Ever since we first met the girls, they have readily accepted us into their family. From what I have heard they like to tell people we are their aunt and uncle too. It’s all very sweet. We like spending time with them when we get the chance.

We had all been looking forward to our Sunday outing. For the most part we took all of our glitches In stride.

The first sign I had that our day might be a little challenging was when the seven year old informed me she wasn’t going to ride in the booster seat. She is very tall for her age but she is still in that grey area where she should be in a booster seat. As she is not my child nor was she riding with her legal guardian, it meant I enforced my traveling rule. Either she could ride in the booster seat or she could stay home.
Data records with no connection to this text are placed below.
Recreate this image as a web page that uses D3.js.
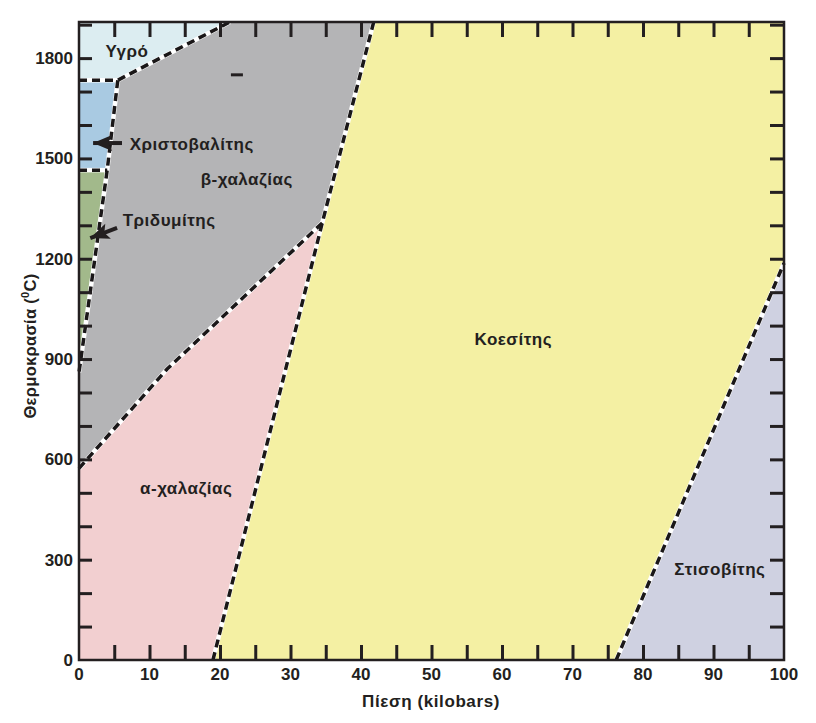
<!DOCTYPE html>
<html><head><meta charset="utf-8">
<script src="https://cdn.jsdelivr.net/npm/d3@7"></script>
<style>
body{margin:0;background:#fff;}
svg text{font-family:"Liberation Sans",Arial,sans-serif;font-weight:bold;fill:#231f20;}
</style></head>
<body><svg id="c" width="816" height="723"></svg>
<script>
// ---- data (P in kbar, T in °C) ----
const xTicksLabeled = [0,10,20,30,40,50,60,70,80,90,100];
const yTicksLabeled = [0,300,600,900,1200,1500,1800];
const phaseNames = ["Υγρό","Χριστοβαλίτης","Τριδυμίτης","β-χαλαζίας","α-χαλαζίας","Κοεσίτης","Στισοβίτης"];
const phaseColors = ["#dcedf1","#a9cae2","#a2b98b","#b4b4b6","#f2cfd0","#f4f0a3","#cfd1e1"];
const liquid      = [[0,1908],[21.4,1908],[5.5,1734],[0,1734]];
const cristobalite= [[0,1734],[5.5,1734],[4,1465],[0,1465]];
const tridymite   = [[0,1465],[4,1465],[0,860]];
const betaQuartz  = [[5.5,1734],[21.4,1908],[41.8,1908],[34.5,1307],[12.5,870],[0,573],[0,860],[4,1465]];
const alphaQuartz = [[0,573],[12.5,870],[34.5,1307],[19,0],[0,0]];
const coesite     = [[34.5,1307],[41.8,1908],[100,1908],[100,1187],[76.2,0],[19,0]];
const stishovite  = [[76.2,0],[100,1187],[100,0]];
const boundaries = [
  [[0,1734],[5.5,1734],[21.4,1908]],
  [[0,1465],[4,1465]],
  [[5.5,1734],[4,1465],[0,860]],
  [[0,573],[12.5,870],[34.5,1307]],
  [[19,0],[34.5,1307],[41.8,1908]],
  [[76.2,0],[100,1187]]
];
const labelPos = [[6.8,1803],[7.2,1525],[6.2,1298],[23.8,1421],[15.2,496],[61.6,942],[90.9,254]];
const labelAnchor = ["middle","start","start","middle","middle","middle","middle"];
const arrows = [ [[6.1,1546],[2.0,1546]], [[5.4,1292],[1.6,1262]] ];
const strayMarks = [[22.4,1750]];

// ---- scales ----
const x = d3.scaleLinear().domain([0,100]).range([79,784]);
const y = d3.scaleLinear().domain([0,1908]).range([660,22]);
const svg = d3.select("#c");
const line = d3.line().x(d=>x(d[0])).y(d=>y(d[1]));

const polys = [liquid,cristobalite,tridymite,betaQuartz,alphaQuartz,coesite,stishovite];
svg.append("g").selectAll("path").data(polys).join("path")
  .attr("d", d=>line(d)+"Z").attr("fill",(d,i)=>phaseColors[i]).attr("stroke",(d,i)=>phaseColors[i]).attr("stroke-width",0.5);

// boundaries: white under-line + black dashes
svg.append("g").selectAll("path").data(boundaries).join("path")
  .attr("d", line).attr("fill","none").attr("stroke","#fff").attr("stroke-width",4.5);
svg.append("g").selectAll("path").data(boundaries).join("path")
  .attr("d", line).attr("fill","none").attr("stroke","#1a1718").attr("stroke-width",3.5)
  .attr("stroke-dasharray","8,5");

// stray mark
svg.append("g").selectAll("line").data(strayMarks).join("line")
  .attr("x1",d=>x(d[0])-6).attr("x2",d=>x(d[0])+6).attr("y1",d=>y(d[1])).attr("y2",d=>y(d[1]))
  .attr("stroke","#231f20").attr("stroke-width",3);

// axes (inward ticks)
const tickStyle = g => { g.selectAll(".tick line").attr("stroke","#231f20").attr("stroke-width",3);
  g.select(".domain").remove(); g.selectAll(".tick text").remove(); };
svg.append("g").attr("transform",`translate(0,${y(0)})`)
  .call(d3.axisTop(x).tickValues(d3.range(5,100,5)).tickSize(15)).call(tickStyle);
svg.append("g").attr("transform",`translate(0,${y(1908)})`)
  .call(d3.axisBottom(x).tickValues(d3.range(5,100,5)).tickSize(15)).call(tickStyle);
svg.append("g").attr("transform",`translate(${x(0)},0)`)
  .call(d3.axisRight(y).tickValues(d3.range(100,1901,100)).tickSize(13)).call(tickStyle);
svg.append("g").attr("transform",`translate(${x(100)},0)`)
  .call(d3.axisLeft(y).tickValues(d3.range(100,1901,100)).tickSize(14)).call(tickStyle);

// frame
svg.append("rect").attr("x",x(0)).attr("y",y(1908)).attr("width",x(100)-x(0)).attr("height",y(0)-y(1908))
  .attr("fill","none").attr("stroke","#231f20").attr("stroke-width",2.5);

// tick labels
svg.append("g").selectAll("text").data(xTicksLabeled).join("text")
  .attr("x",d=>x(d)).attr("y",y(0)+20).attr("text-anchor","middle").attr("font-size",17).text(d=>d);
svg.append("g").selectAll("text").data(yTicksLabeled).join("text")
  .attr("x",x(0)-6).attr("y",d=>y(d)+6).attr("text-anchor","end").attr("font-size",17).text(d=>d);

// axis titles
svg.append("text").attr("x",431).attr("y",707).attr("text-anchor","middle").attr("font-size",17)
  .attr("letter-spacing",0.6).text("Πίεση (kilobars)");
const yt = svg.append("text").attr("transform","translate(36,346) rotate(-90)").attr("text-anchor","middle")
  .attr("font-size",16.5).attr("letter-spacing",0.3);
yt.append("tspan").text("Θερμοκρασία (");
yt.append("tspan").attr("font-size",11).attr("dy",-7).text("0");
yt.append("tspan").attr("dy",7).text("C)");

// phase labels
svg.append("g").selectAll("text").data(phaseNames).join("text")
  .attr("x",(d,i)=>x(labelPos[i][0])).attr("y",(d,i)=>y(labelPos[i][1]))
  .attr("text-anchor",(d,i)=>labelAnchor[i]).attr("font-size",17).attr("letter-spacing",0.5).text(d=>d);

// arrows (shaft + filled head)
const ag = svg.append("g").selectAll("g").data(arrows).join("g");
ag.append("line")
  .attr("x1",d=>x(d[0][0])).attr("y1",d=>y(d[0][1]))
  .attr("x2",d=>x(d[1][0])).attr("y2",d=>y(d[1][1]))
  .attr("stroke","#231f20").attr("stroke-width",4);
ag.append("path").attr("fill","#231f20").attr("d",d=>{
  const x0=x(d[0][0]),y0=y(d[0][1]),x1=x(d[1][0]),y1=y(d[1][1]);
  const L=Math.hypot(x1-x0,y1-y0),ux=(x1-x0)/L,uy=(y1-y0)/L,len=19,hw=8;
  const bx=x1-ux*len,by=y1-uy*len;
  return `M${x1},${y1}L${bx-uy*hw},${by+ux*hw}L${bx+ux*4},${by+uy*4}L${bx+uy*hw},${by-ux*hw}Z`;
});
</script></body></html>
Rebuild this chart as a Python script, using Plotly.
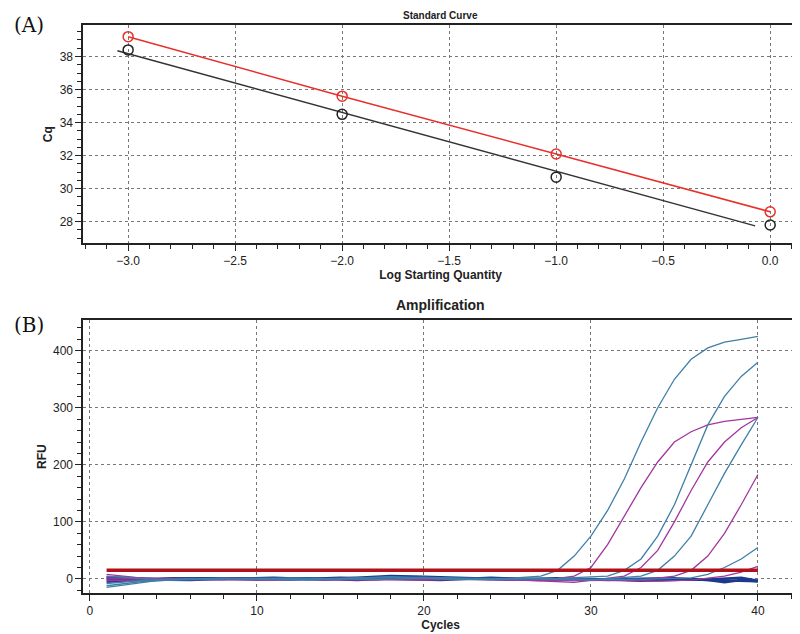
import plotly.graph_objects as go

# Standard curve data
log_qty = [-3.0, -2.0, -1.0, 0.0]
cq_black = [38.4, 34.5, 30.7, 27.8]
cq_red = [39.2, 35.6, 32.1, 28.6]
fit_black_x = [-3.05, -0.07]
fit_black_y = [38.35, 27.75]

# Amplification data (cycle, RFU)
blue_curves = [
    ([1, 3, 6, 10, 14, 18, 22, 25, 27, 28, 29, 30, 31, 32, 33, 34, 35, 36, 37, 38, 39, 40],
     [-12, -5, 0, 1, -1, 3, 0, 1, 5, 15, 40, 75, 120, 175, 240, 300, 350, 385, 405, 415, 420, 425]),
    ([1, 3, 7, 12, 16, 20, 24, 28, 31, 32, 33, 34, 35, 36, 37, 38, 39, 40],
     [-8, -3, 1, -1, 2, 3, -1, 1, 5, 15, 35, 75, 130, 200, 270, 320, 355, 380]),
    ([1, 4, 8, 12, 17, 21, 26, 30, 33, 34, 35, 36, 37, 38, 39, 40],
     [-15, -3, 0, 2, -1, 2, 0, -2, 5, 15, 40, 75, 130, 185, 235, 283]),
    ([1, 4, 9, 13, 18, 22, 27, 31, 34, 36, 37, 38, 39, 40],
     [5, -1, 1, -2, 4, -1, 1, -1, 0, 2, 8, 20, 35, 55]),
]
purple_curves = [
    ([1, 3, 6, 11, 15, 19, 23, 27, 29, 30, 31, 32, 33, 34, 35, 36, 37, 38, 39, 40],
     [8, 2, -1, -2, 1, -1, 0, -3, 5, 20, 60, 110, 160, 205, 240, 258, 270, 276, 280, 283]),
    ([1, 4, 8, 13, 17, 21, 25, 29, 32, 33, 34, 35, 36, 37, 38, 39, 40],
     [2, 0, -1, 0, -2, 1, -1, -6, 5, 20, 50, 100, 155, 205, 240, 265, 283]),
    ([1, 4, 9, 14, 19, 24, 29, 33, 35, 36, 37, 38, 39, 40],
     [-3, -1, 1, -2, 0, -1, -3, -2, 5, 15, 40, 80, 130, 183]),
    ([1, 5, 10, 15, 20, 25, 30, 34, 36, 38, 39, 40],
     [0, 1, -1, 0, -2, 1, -1, -4, -2, 5, 12, 22]),
]
navy_curves = [
    ([1, 3, 5, 8, 11, 14, 17, 18, 20, 23, 26, 29, 32, 35, 37, 38, 39, 40],
     [-5, -2, 1, 0, 2, -1, 3, 5, 4, 1, 0, -1, 0, 1, -2, -6, -2, -4]),
    ([1, 3, 6, 9, 12, 15, 18, 21, 24, 27, 30, 33, 36, 38, 40],
     [0, -1, -2, 1, -1, 2, 0, -2, 2, -1, 0, -3, -1, -3, -4]),
    ([1, 4, 7, 10, 13, 16, 19, 22, 25, 28, 31, 34, 37, 39, 40],
     [3, 0, 1, -1, 1, -2, 2, 0, -1, 1, -2, 0, -1, 2, -3]),
]
threshold_x = [1, 40]
threshold_y = [15, 15]

fig = go.Figure()

fig.add_trace(go.Scatter(x=log_qty, y=cq_red, mode="lines+markers",
                         line=dict(color="#e8302a", width=1.5),
                         marker=dict(symbol="circle-open", size=10, color="#e8302a", line=dict(width=1.5)),
                         xaxis="x", yaxis="y"))
fig.add_trace(go.Scatter(x=fit_black_x, y=fit_black_y, mode="lines",
                         line=dict(color="#333333", width=1.5), xaxis="x", yaxis="y"))
fig.add_trace(go.Scatter(x=log_qty, y=cq_black, mode="markers",
                         marker=dict(symbol="circle-open", size=10, color="#222222", line=dict(width=1.5)),
                         xaxis="x", yaxis="y"))

for xs, ys in navy_curves:
    fig.add_trace(go.Scatter(x=xs, y=ys, mode="lines", line=dict(color="#1c3a8c", width=2.5),
                             xaxis="x2", yaxis="y2"))
for xs, ys in purple_curves:
    fig.add_trace(go.Scatter(x=xs, y=ys, mode="lines", line=dict(color="#a0379e", width=1.3),
                             xaxis="x2", yaxis="y2"))
for xs, ys in blue_curves:
    fig.add_trace(go.Scatter(x=xs, y=ys, mode="lines", line=dict(color="#3f7fa8", width=1.3),
                             xaxis="x2", yaxis="y2"))
fig.add_trace(go.Scatter(x=threshold_x, y=threshold_y, mode="lines",
                         line=dict(color="#b0101a", width=3.5), xaxis="x2", yaxis="y2"))

font = dict(family="Liberation Sans, Arial", size=12, color="#222")
grid = dict(showgrid=True, gridcolor="#777", griddash="dot", gridwidth=1.2,
            showline=True, linecolor="#222", linewidth=1.5, mirror=True,
            ticks="outside", ticklen=6, tickcolor="#222", zeroline=False,
            tickfont=font)

fig.update_layout(
    width=800, height=634, showlegend=False,
    paper_bgcolor="white", plot_bgcolor="white",
    margin=dict(l=0, r=0, t=0, b=0),
    xaxis=dict(domain=[0.094, 0.9875], anchor="y", range=[-3.21, 0.13], dtick=0.5,
               tickformat=".1f", minor=dict(ticks="outside", ticklen=4, dtick=0.1, showgrid=False),
               title=dict(text="<b>Log Starting Quantity</b>", font=font, standoff=0), **grid),
    yaxis=dict(domain=[0.629, 0.973], anchor="x", range=[26.7, 39.9], dtick=2,
               minor=dict(ticks="outside", ticklen=4, dtick=0.5, showgrid=False),
               title=dict(text="<b>Cq</b>", font=font, standoff=4), **grid),
    xaxis2=dict(domain=[0.094, 0.9875], anchor="y2", range=[-0.4, 42.4], dtick=10,
                minor=dict(ticks="outside", ticklen=4, dtick=2, showgrid=False),
                title=dict(text="<b>Cycles</b>", font=font, standoff=0), **grid),
    yaxis2=dict(domain=[0.077, 0.508], anchor="x2", range=[-25, 454], dtick=100,
                minor=dict(ticks="outside", ticklen=4, dtick=20, showgrid=False),
                title=dict(text="<b>RFU</b>", font=font, standoff=4), **grid),
    annotations=[
        dict(text="<b>Standard Curve</b>", x=0.54, y=1.0, xref="paper", yref="paper",
             xanchor="center", yanchor="top", showarrow=False,
             font=dict(family="Liberation Sans, Arial", size=10, color="#222")),
        dict(text="<b>Amplification</b>", x=0.54, y=0.532, xref="paper", yref="paper",
             xanchor="center", yanchor="middle", showarrow=False,
             font=dict(family="Liberation Sans, Arial", size=14, color="#222")),
        dict(text="(A)", x=0.005, y=0.995, xref="paper", yref="paper",
             xanchor="left", yanchor="top", showarrow=False,
             font=dict(family="DejaVu Serif, Liberation Serif", size=20, color="#111")),
        dict(text="(B)", x=0.005, y=0.522, xref="paper", yref="paper",
             xanchor="left", yanchor="top", showarrow=False,
             font=dict(family="DejaVu Serif, Liberation Serif", size=20, color="#111")),
    ],
)

fig.write_html("out.html")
Of course this meant I received not just flack but questions starting with “but why?”. My general answer is “It is my car and as a foster parent I obey laws pertaining to seatbelts and child safety.”
In some ways that was that. Child got into the booster seat with minimal grumbles.

That wasn’t really the end of that. It just switched the subject. By reminding the girls I am a foster parent that opened up the flood gate of questions I received about being a foster parent. Both girls (ages 7 & 11) are very curious about what fostering means and why Rent-a-Dad and I do it.
The girls were respectful and asked if I minded that they wanted to know more about what fostering means. It is true that each time they get alone time with me they ask me a lot of questions about fostering. Often it is the same question or a variation on a theme. Honestly I don’t mind. My answer never truly changes so the girls get to have an example of an adult being consistently open and honest with them. All kids need that and the more they get that the better the chances are that they will have healthy honest relationships with others.

After I got home that afternoon I thought about how important that conversation truly was. Not only was I open and honest in explaining our decision to foster, I was reaffirming my own decisions and gaining experience on how to talk with those age groups about life choices. I look forward to future conversations with the girls about fostering and wonder what they will ask next.

If you are wondering what some of the questions and answers were… well I thought I would share a few here.

Why did you become a foster parent?

No-matter how many times I see the girls they always ask me this question. My answer is always the same. I always tell them it was something I wanted to do since I was a kid. That providing a safe heaven/home to kids who need one just seems right.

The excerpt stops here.